**WHAT IS ASKED:** Write every line out verbatim and omit the pictures.

**RAW DATA:**

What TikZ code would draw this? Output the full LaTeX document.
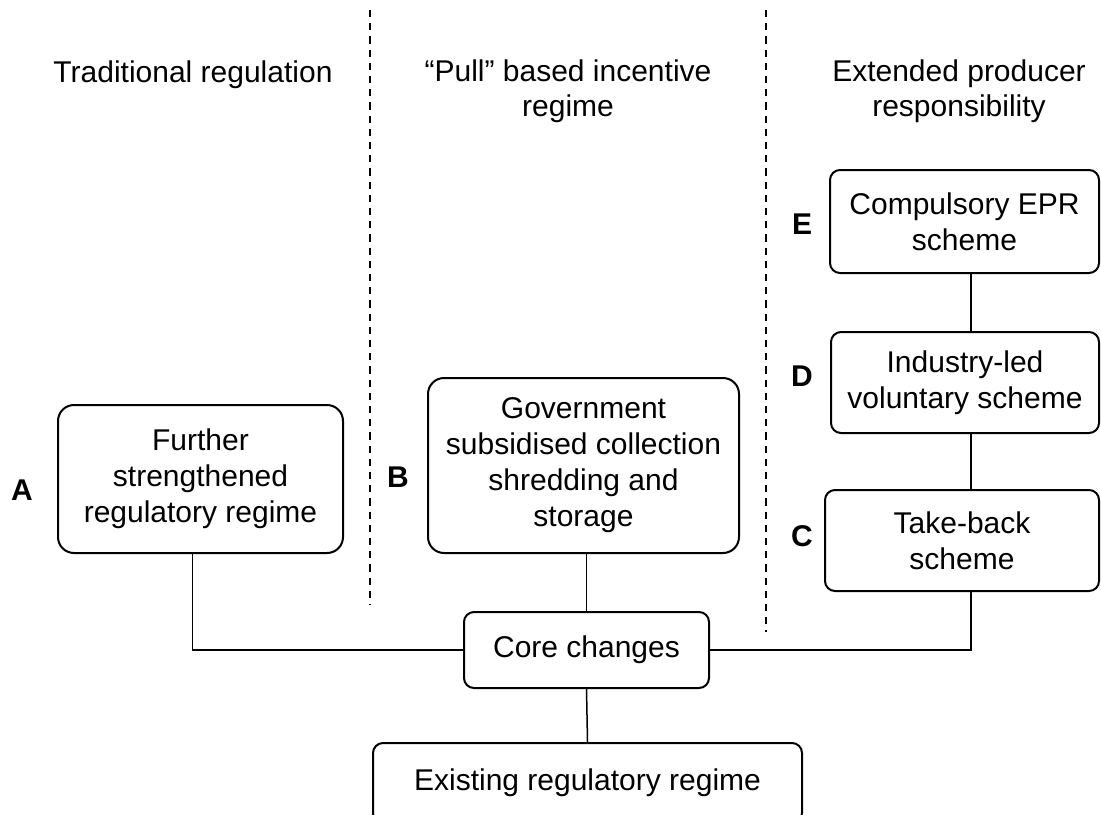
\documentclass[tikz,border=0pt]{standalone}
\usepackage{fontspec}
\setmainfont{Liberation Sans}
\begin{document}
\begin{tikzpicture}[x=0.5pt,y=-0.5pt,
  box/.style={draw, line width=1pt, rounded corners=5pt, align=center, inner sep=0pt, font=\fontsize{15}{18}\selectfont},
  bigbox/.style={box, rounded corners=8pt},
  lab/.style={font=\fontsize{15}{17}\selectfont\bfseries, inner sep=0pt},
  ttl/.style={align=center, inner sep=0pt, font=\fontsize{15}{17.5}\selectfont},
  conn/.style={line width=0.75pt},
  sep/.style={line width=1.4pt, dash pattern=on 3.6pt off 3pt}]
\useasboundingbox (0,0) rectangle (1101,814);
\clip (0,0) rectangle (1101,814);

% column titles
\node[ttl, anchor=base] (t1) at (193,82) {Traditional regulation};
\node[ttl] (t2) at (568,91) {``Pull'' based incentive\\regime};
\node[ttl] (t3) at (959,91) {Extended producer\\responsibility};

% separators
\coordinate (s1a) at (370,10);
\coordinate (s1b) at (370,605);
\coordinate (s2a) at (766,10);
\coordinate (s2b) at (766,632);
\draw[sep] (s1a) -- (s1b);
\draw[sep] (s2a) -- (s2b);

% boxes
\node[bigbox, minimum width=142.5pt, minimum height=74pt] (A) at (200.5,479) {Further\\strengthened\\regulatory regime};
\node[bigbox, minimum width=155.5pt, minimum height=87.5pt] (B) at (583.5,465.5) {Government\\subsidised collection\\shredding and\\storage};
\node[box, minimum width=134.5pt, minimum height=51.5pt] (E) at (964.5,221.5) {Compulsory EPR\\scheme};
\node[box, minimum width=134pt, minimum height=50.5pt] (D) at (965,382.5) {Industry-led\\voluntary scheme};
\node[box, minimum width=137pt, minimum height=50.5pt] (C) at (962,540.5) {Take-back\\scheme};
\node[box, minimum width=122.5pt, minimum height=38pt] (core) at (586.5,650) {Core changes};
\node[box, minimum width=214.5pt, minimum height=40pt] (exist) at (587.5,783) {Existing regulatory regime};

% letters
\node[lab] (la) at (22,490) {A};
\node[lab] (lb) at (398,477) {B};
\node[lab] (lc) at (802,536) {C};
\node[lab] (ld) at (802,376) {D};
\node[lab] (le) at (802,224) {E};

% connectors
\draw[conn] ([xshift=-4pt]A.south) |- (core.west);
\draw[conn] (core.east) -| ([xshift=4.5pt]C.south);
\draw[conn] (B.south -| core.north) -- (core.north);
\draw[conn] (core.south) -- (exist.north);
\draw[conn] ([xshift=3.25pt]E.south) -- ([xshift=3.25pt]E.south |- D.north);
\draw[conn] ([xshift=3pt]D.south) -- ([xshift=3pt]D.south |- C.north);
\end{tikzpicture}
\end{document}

**TASK SOLUTION:**
What TikZ code would draw this? Output the full LaTeX document.
\documentclass[tikz,border=0pt]{standalone}
\usepackage{fontspec}
\setmainfont{Liberation Sans}
\begin{document}
\begin{tikzpicture}[x=0.5pt,y=-0.5pt,
  box/.style={draw, line width=1pt, rounded corners=5pt, align=center, inner sep=0pt, font=\fontsize{15}{18}\selectfont},
  bigbox/.style={box, rounded corners=8pt},
  lab/.style={font=\fontsize{15}{17}\selectfont\bfseries, inner sep=0pt},
  ttl/.style={align=center, inner sep=0pt, font=\fontsize{15}{17.5}\selectfont},
  conn/.style={line width=0.75pt},
  sep/.style={line width=1.4pt, dash pattern=on 3.6pt off 3pt}]
\useasboundingbox (0,0) rectangle (1101,814);
\clip (0,0) rectangle (1101,814);

% column titles
\node[ttl, anchor=base] (t1) at (193,82) {Traditional regulation};
\node[ttl] (t2) at (568,91) {``Pull'' based incentive\\regime};
\node[ttl] (t3) at (959,91) {Extended producer\\responsibility};

% separators
\coordinate (s1a) at (370,10);
\coordinate (s1b) at (370,605);
\coordinate (s2a) at (766,10);
\coordinate (s2b) at (766,632);
\draw[sep] (s1a) -- (s1b);
\draw[sep] (s2a) -- (s2b);

% boxes
\node[bigbox, minimum width=142.5pt, minimum height=74pt] (A) at (200.5,479) {Further\\strengthened\\regulatory regime};
\node[bigbox, minimum width=155.5pt, minimum height=87.5pt] (B) at (583.5,465.5) {Government\\subsidised collection\\shredding and\\storage};
\node[box, minimum width=134.5pt, minimum height=51.5pt] (E) at (964.5,221.5) {Compulsory EPR\\scheme};
\node[box, minimum width=134pt, minimum height=50.5pt] (D) at (965,382.5) {Industry-led\\voluntary scheme};
\node[box, minimum width=137pt, minimum height=50.5pt] (C) at (962,540.5) {Take-back\\scheme};
\node[box, minimum width=122.5pt, minimum height=38pt] (core) at (586.5,650) {Core changes};
\node[box, minimum width=214.5pt, minimum height=40pt] (exist) at (587.5,783) {Existing regulatory regime};

% letters
\node[lab] (la) at (22,490) {A};
\node[lab] (lb) at (398,477) {B};
\node[lab] (lc) at (802,536) {C};
\node[lab] (ld) at (802,376) {D};
\node[lab] (le) at (802,224) {E};

% connectors
\draw[conn] ([xshift=-4pt]A.south) |- (core.west);
\draw[conn] (core.east) -| ([xshift=4.5pt]C.south);
\draw[conn] (B.south -| core.north) -- (core.north);
\draw[conn] (core.south) -- (exist.north);
\draw[conn] ([xshift=3.25pt]E.south) -- ([xshift=3.25pt]E.south |- D.north);
\draw[conn] ([xshift=3pt]D.south) -- ([xshift=3pt]D.south |- C.north);
\end{tikzpicture}
\end{document}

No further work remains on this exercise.